Entries with chart source code
________________

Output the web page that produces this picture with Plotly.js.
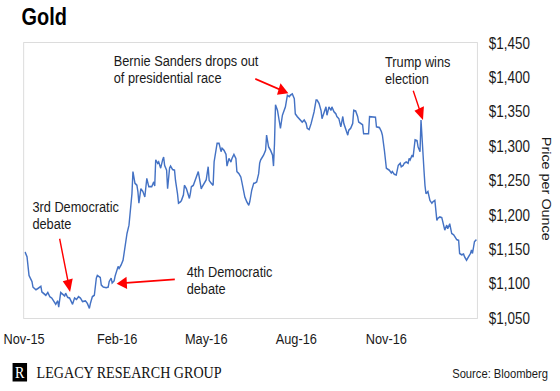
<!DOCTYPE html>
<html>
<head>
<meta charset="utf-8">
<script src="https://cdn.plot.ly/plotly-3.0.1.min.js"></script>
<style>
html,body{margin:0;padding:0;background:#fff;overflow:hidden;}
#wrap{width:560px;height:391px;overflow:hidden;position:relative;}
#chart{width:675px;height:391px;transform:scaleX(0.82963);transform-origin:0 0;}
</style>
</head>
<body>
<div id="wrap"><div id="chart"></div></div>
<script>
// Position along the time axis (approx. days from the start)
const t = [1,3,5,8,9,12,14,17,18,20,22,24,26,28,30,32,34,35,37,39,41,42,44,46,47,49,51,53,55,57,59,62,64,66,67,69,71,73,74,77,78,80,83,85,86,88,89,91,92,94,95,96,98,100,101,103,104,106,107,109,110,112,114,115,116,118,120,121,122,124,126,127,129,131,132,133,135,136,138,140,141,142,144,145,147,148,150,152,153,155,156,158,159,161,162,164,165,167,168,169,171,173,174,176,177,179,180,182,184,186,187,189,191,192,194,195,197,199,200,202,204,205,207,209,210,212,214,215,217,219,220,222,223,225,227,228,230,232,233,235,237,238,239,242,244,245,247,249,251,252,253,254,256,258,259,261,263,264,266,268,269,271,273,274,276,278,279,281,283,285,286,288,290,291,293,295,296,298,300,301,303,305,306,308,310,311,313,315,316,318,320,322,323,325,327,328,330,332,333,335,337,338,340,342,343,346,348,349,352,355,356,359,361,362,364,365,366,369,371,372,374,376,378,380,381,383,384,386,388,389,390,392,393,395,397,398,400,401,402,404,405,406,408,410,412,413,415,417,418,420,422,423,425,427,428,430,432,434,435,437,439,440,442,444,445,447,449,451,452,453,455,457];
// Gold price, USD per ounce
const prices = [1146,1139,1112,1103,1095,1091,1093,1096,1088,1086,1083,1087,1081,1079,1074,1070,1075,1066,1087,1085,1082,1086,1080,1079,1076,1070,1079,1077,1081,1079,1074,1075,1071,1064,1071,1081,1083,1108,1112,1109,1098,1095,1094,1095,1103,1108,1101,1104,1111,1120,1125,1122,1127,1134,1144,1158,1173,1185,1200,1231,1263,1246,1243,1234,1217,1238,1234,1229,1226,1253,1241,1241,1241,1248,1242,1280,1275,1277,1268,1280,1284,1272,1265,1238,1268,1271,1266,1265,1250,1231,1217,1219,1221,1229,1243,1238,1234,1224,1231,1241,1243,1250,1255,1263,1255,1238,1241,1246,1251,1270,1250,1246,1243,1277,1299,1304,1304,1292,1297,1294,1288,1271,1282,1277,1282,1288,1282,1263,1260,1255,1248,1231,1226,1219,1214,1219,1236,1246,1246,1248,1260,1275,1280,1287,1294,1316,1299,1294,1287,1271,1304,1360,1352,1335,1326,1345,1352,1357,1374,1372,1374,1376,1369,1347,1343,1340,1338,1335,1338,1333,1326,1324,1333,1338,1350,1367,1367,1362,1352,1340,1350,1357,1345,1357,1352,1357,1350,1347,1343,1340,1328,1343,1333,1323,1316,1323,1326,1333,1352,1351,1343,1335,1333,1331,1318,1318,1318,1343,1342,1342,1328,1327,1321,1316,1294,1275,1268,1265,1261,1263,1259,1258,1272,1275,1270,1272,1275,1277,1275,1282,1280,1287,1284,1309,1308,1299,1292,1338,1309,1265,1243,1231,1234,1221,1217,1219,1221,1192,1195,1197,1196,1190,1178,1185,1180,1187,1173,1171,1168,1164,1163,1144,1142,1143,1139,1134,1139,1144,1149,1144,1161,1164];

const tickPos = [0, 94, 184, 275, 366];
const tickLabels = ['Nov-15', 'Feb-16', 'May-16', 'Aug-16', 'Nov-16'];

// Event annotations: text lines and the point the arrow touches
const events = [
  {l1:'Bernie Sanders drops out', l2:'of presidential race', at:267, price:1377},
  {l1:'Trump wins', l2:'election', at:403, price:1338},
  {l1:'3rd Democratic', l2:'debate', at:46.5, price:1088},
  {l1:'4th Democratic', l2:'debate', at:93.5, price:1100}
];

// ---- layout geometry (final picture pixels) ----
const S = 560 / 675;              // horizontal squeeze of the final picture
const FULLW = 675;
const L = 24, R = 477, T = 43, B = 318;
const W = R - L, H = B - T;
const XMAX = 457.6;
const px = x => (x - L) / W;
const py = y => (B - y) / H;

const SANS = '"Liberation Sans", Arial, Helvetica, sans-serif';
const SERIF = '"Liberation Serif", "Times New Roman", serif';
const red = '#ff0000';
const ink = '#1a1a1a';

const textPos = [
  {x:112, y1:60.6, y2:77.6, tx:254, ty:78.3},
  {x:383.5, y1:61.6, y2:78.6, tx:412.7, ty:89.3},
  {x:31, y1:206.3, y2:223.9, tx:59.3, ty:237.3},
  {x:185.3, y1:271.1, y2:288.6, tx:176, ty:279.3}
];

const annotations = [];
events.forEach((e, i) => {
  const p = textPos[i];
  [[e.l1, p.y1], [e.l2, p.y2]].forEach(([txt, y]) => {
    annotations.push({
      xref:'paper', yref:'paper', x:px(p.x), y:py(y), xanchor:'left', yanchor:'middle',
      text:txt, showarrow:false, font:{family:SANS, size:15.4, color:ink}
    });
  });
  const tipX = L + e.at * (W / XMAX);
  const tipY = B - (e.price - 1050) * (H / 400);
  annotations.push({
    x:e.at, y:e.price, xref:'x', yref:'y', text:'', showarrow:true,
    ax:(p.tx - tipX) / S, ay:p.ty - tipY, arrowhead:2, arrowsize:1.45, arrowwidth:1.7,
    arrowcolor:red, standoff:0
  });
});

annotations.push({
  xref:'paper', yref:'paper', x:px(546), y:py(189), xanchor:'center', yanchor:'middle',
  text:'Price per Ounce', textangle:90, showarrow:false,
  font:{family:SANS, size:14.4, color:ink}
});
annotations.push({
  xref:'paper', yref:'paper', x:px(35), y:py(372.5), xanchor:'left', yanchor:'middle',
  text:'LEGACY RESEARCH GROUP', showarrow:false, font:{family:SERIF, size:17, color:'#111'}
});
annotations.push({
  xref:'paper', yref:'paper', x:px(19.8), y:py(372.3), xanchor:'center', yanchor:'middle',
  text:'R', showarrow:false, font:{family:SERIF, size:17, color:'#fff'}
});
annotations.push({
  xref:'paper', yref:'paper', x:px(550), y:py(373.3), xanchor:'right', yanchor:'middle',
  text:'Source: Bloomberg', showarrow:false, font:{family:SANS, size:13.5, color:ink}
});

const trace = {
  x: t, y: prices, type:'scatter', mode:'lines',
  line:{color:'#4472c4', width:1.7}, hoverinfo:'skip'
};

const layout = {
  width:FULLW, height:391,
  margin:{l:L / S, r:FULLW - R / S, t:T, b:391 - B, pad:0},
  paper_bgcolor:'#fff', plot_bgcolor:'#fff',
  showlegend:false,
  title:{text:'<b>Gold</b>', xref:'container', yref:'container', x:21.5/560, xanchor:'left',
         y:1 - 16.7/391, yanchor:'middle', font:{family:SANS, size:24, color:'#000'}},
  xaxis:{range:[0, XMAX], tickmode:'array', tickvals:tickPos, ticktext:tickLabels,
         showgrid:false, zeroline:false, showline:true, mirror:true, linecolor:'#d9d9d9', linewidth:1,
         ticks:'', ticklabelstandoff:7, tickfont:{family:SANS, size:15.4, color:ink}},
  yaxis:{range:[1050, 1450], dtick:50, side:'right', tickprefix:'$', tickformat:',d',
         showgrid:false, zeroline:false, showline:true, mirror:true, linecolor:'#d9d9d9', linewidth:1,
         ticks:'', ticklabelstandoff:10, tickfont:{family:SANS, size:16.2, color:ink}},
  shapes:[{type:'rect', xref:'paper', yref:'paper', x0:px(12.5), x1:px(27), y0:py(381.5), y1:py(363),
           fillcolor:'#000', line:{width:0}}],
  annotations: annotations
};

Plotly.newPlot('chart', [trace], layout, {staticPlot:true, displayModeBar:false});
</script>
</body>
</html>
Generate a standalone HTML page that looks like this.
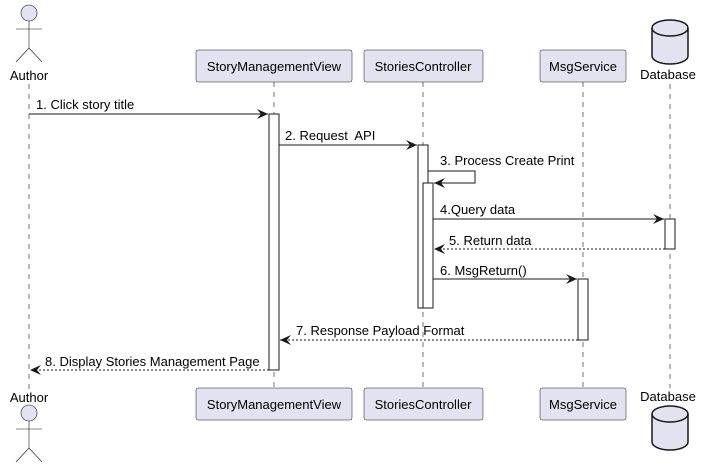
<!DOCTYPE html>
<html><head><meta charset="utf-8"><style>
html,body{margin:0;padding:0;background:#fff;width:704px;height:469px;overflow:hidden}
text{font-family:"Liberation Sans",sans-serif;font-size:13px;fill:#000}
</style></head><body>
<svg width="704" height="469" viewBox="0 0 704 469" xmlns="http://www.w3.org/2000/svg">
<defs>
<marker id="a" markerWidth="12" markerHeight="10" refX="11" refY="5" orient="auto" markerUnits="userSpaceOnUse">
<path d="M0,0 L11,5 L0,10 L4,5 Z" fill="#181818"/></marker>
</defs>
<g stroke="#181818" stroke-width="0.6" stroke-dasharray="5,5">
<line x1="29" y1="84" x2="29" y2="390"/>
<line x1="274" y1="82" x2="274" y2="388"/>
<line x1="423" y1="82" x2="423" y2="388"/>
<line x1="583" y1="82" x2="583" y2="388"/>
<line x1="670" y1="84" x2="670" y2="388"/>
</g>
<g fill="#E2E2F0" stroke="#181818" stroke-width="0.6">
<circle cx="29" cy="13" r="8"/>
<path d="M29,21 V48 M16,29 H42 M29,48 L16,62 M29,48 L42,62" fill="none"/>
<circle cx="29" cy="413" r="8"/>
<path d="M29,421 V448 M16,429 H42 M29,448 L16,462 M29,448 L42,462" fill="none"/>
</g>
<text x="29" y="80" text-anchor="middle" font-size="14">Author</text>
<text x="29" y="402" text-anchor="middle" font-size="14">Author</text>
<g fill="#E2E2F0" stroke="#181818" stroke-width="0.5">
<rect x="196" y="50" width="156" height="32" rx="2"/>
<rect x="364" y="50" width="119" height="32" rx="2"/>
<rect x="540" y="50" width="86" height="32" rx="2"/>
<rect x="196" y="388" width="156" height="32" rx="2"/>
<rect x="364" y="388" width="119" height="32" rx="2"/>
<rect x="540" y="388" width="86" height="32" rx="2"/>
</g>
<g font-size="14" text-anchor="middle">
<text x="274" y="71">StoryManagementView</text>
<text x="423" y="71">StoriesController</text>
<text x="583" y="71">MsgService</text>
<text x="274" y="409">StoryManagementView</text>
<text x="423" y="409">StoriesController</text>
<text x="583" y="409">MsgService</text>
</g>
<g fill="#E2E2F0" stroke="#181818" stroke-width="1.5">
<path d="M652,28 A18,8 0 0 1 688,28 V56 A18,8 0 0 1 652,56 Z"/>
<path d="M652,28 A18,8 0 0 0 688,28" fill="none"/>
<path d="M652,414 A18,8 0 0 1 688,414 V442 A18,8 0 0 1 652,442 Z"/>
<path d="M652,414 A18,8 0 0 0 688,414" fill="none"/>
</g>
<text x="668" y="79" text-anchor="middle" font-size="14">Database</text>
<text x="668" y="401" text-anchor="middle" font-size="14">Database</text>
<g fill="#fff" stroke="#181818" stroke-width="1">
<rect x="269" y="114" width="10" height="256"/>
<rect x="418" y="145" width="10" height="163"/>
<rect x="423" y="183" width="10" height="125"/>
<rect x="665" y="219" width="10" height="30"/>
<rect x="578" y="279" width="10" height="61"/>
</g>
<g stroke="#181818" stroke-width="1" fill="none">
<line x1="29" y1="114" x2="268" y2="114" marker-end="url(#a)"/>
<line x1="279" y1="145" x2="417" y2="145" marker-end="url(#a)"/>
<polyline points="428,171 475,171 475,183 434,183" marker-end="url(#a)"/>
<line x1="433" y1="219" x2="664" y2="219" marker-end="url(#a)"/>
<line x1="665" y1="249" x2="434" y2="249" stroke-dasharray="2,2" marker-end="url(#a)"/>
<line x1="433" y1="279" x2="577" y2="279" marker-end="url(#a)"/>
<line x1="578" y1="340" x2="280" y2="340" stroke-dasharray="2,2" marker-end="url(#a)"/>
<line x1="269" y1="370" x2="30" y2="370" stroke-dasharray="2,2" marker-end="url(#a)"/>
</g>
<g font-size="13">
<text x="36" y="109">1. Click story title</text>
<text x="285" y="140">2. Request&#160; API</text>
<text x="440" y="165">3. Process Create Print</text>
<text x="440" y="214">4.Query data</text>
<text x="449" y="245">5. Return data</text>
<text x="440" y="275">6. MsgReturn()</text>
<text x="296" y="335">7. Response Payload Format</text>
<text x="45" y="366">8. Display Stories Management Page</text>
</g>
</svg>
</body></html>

________________

YOUR GOAL:
Find every line containing the word "that", then give the total and nothing more.

OUTPUT OF THE EXERCISE:
2